上個世紀末以來的小説儘管在處理歷史意識上力求突破,但誠如董啟章指出,多半仍在“廢墟意識”中打轉。前述的《河岸》、《啟蒙時代》、《致一九七五》等大陸小説都以文化大革命作背景,不是偶然。由文革所象徵的殘暴的歷史、傷痕累累的主體,是作家揮之不去的執念。作家回顧過去,提出種種批判和解構的聲音,固然有其見地,但董啟章期望走得更遠。他的歷史不投射在過去,而在未來;不囿於國家興亡,而遥想宇宙嬗變。如此時間真正成爲開放的空間,承諾也可能改變種種可能。而他强調思想知識作爲一種行動,而非意識形態,在開拓視界的必要性。
一旦“開始”而不是“結束”成爲他的敘事關鍵詞,董啟章順理成章地爲新的世紀想象注入活水。但他所謂的“開始”不來自簡單的發生論或本體論,而是創造與創作的契機。更進一步,“開始”未必總是時間的先馳得點,也可能是遲來的峰回路轉。《學習年代》讀書會最後一本書討論的是薩義德的《論晚期風格》。董的人物一再强調所謂“晚期”未必是自然、生理時間的末梢,也是不入時(untimely)的想法、風格的異軍突起。小説最後的一章因此定名爲“比最遲還遲的重新開始”。時間的順序解散重組,事物的有機總體成爲疑問。董在後現代以後的書寫居然以前現代的歌德“教育成長小説”爲模本,也就不難理解。

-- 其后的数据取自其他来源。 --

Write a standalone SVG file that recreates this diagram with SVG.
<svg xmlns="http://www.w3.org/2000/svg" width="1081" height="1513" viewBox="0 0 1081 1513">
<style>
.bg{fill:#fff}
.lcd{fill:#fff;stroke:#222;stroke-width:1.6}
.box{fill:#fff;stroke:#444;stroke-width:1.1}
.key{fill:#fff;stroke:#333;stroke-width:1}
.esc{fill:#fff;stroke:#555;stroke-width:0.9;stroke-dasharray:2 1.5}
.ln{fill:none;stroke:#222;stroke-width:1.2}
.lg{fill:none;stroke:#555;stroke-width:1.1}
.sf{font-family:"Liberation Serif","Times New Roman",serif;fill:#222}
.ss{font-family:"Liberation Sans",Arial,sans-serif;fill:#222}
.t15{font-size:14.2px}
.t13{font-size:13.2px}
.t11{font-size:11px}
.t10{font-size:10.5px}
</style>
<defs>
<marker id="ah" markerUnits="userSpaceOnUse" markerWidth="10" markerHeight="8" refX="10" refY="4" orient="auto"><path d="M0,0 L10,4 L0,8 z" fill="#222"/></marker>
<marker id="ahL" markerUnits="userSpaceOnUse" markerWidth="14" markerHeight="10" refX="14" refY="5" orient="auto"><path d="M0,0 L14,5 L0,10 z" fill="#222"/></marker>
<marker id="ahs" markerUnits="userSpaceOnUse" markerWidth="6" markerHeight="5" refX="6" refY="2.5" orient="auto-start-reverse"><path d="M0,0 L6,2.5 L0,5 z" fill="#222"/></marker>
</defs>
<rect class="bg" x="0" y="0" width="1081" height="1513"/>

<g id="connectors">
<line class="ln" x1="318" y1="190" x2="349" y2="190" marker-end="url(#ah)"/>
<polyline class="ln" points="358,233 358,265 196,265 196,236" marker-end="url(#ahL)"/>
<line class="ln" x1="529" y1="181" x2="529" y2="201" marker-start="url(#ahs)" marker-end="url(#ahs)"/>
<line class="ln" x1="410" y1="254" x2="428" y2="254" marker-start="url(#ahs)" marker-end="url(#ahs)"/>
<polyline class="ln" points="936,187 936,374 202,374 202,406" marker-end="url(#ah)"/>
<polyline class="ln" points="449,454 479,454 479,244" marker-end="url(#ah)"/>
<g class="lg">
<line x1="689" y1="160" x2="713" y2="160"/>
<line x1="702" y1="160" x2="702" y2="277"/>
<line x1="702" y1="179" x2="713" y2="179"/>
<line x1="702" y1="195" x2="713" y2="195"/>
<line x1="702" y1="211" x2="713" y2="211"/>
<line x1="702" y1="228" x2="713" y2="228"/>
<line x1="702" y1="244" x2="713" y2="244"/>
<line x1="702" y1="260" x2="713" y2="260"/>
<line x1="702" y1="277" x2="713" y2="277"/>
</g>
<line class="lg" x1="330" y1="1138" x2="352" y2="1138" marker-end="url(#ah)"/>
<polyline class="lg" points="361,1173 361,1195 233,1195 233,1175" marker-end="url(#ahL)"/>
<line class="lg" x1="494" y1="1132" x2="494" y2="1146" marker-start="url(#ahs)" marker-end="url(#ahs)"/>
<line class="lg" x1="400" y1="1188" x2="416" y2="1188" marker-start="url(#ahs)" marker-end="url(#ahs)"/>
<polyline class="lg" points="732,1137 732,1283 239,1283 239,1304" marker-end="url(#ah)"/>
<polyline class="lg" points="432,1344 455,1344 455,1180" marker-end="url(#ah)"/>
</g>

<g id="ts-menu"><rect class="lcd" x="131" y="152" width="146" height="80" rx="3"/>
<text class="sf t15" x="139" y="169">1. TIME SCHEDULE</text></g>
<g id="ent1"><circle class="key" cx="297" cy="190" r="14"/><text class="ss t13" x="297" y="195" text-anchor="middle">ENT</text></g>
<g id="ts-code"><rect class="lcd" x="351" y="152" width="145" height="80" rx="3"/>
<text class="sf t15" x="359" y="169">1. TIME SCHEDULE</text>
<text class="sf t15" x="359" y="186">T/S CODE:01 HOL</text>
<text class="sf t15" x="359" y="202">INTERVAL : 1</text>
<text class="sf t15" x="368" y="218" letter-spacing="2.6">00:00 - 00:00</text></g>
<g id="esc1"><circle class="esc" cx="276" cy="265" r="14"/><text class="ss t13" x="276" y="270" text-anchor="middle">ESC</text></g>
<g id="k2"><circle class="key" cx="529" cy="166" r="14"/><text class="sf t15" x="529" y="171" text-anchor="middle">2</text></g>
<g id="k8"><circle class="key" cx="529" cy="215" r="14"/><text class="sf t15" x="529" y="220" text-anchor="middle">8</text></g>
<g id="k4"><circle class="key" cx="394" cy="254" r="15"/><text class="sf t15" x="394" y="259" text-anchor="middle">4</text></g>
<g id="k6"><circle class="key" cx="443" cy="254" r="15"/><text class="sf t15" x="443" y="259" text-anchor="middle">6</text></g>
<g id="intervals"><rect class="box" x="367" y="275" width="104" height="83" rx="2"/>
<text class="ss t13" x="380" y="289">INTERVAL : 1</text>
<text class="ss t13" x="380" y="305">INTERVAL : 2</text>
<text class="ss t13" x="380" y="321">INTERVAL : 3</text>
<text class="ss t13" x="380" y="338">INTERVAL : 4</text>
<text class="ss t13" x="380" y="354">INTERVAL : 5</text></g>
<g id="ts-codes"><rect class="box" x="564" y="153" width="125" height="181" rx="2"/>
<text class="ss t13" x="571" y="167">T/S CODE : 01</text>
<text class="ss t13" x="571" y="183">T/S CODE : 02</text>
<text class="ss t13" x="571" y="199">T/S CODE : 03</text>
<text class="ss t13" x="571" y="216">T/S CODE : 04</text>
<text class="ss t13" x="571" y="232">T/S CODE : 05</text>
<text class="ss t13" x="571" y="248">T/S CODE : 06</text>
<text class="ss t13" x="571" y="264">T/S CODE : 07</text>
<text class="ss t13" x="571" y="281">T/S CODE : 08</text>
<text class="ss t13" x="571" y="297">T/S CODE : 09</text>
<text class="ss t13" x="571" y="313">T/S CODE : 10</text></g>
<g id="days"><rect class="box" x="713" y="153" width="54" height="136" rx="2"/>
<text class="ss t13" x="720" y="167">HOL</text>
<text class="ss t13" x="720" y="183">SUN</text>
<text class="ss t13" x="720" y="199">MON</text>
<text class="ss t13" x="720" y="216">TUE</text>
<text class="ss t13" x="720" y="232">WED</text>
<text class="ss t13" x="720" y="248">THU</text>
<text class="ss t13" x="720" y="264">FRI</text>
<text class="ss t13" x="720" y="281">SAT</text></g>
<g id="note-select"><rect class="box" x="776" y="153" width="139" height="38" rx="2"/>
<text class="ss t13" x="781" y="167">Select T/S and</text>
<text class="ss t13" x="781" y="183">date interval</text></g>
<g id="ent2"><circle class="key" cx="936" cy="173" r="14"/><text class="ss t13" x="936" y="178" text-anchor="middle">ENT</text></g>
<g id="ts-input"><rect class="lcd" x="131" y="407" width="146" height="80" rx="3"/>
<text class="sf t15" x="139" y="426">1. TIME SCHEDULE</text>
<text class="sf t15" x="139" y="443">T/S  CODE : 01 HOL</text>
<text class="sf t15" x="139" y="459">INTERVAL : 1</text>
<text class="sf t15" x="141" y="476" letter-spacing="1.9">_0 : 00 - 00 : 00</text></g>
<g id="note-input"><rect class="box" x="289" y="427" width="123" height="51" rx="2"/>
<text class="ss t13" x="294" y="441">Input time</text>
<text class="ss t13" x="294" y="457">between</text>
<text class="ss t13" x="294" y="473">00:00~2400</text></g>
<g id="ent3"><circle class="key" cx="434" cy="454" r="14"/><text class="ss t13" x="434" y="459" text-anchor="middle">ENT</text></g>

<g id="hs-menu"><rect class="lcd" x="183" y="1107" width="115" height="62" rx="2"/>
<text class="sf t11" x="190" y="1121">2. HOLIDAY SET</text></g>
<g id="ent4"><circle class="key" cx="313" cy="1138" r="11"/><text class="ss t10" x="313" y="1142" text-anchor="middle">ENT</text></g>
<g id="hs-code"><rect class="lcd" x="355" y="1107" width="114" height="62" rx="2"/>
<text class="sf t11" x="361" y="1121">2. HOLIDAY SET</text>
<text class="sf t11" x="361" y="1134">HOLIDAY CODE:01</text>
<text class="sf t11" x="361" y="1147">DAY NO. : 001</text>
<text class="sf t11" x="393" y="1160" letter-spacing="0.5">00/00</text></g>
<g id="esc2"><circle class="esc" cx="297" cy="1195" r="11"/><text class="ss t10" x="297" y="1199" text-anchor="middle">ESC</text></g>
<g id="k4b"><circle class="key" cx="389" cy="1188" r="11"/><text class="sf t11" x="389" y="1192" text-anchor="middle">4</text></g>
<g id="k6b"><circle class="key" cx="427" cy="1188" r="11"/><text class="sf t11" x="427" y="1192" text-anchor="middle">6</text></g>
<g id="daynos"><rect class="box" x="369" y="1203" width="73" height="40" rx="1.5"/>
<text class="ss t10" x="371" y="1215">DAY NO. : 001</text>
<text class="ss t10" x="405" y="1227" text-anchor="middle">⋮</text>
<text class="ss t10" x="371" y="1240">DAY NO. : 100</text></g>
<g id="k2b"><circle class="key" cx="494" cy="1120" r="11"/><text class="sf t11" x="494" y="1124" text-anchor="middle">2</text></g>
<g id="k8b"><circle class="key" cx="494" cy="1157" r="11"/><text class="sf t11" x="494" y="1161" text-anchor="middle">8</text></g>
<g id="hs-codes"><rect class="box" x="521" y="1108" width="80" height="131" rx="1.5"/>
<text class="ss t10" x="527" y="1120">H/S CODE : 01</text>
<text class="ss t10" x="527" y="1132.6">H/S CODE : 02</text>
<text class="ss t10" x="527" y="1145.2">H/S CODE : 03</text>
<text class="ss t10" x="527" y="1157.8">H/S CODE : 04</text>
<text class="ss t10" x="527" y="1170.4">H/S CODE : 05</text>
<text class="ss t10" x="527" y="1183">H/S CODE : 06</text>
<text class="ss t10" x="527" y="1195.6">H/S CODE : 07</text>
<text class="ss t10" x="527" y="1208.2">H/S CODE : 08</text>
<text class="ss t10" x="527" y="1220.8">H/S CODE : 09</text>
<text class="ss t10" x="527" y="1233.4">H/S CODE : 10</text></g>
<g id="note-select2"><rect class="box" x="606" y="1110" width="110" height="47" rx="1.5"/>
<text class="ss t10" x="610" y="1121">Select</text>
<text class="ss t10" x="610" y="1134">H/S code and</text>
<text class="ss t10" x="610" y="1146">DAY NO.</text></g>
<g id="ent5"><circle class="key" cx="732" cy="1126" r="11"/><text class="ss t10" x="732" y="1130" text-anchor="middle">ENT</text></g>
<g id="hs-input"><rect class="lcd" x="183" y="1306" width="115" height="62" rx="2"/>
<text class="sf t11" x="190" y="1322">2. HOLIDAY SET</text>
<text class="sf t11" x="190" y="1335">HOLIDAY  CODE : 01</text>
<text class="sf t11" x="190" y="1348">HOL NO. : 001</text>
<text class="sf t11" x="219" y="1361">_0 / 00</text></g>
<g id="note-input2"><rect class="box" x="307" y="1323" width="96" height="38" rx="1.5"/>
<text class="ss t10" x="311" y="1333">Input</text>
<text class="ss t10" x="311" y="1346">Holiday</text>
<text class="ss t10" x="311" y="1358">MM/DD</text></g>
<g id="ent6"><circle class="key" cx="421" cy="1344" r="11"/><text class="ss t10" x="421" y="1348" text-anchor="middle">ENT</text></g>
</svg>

而對董啟章而言,小説敘事意義無他,就是期待“後歷史”時代的人文主義再度光臨。五四的人文主義離我們已經遠矣,80年代以來中國的人文主義的話語復蘇也只能發思古之幽情。《人啊,人!》的呐喊或“重建人文精神”運動之所以曇花一現,實在因爲没有顯現重建的本錢。
大破纔能有大立,惟其我們理解人作爲一種不斷創造,也被創造的建構,從主體生存到人工智慧,從生理越界到物理發明、再到倫理行動,繁衍裂變,直下承擔,未有止境,人文的日新有新纔有可能。在這樣的天地中生老、歌哭、行止的人,纔是構成那雄偉的、歌德式“自然史”的推手。
過了《學習年代》,董啟章的創作事業纔要開始另一個開始。歌德的身影如果仍然長相左右,想象中他不再化身爲威廉·麥斯特,而可能是浮士德。香港從來不在乎文學,何況董啟章式的書寫。但因爲有了董啟章,香港有了另類奇觀,一切事物平添象徵意義,變得不可思議起來。這是文學的力量。天工開物,從没有到有,從方寸之地輻射大千世界——香港的存在印證了虚構之必要,“董啟章”們之必要。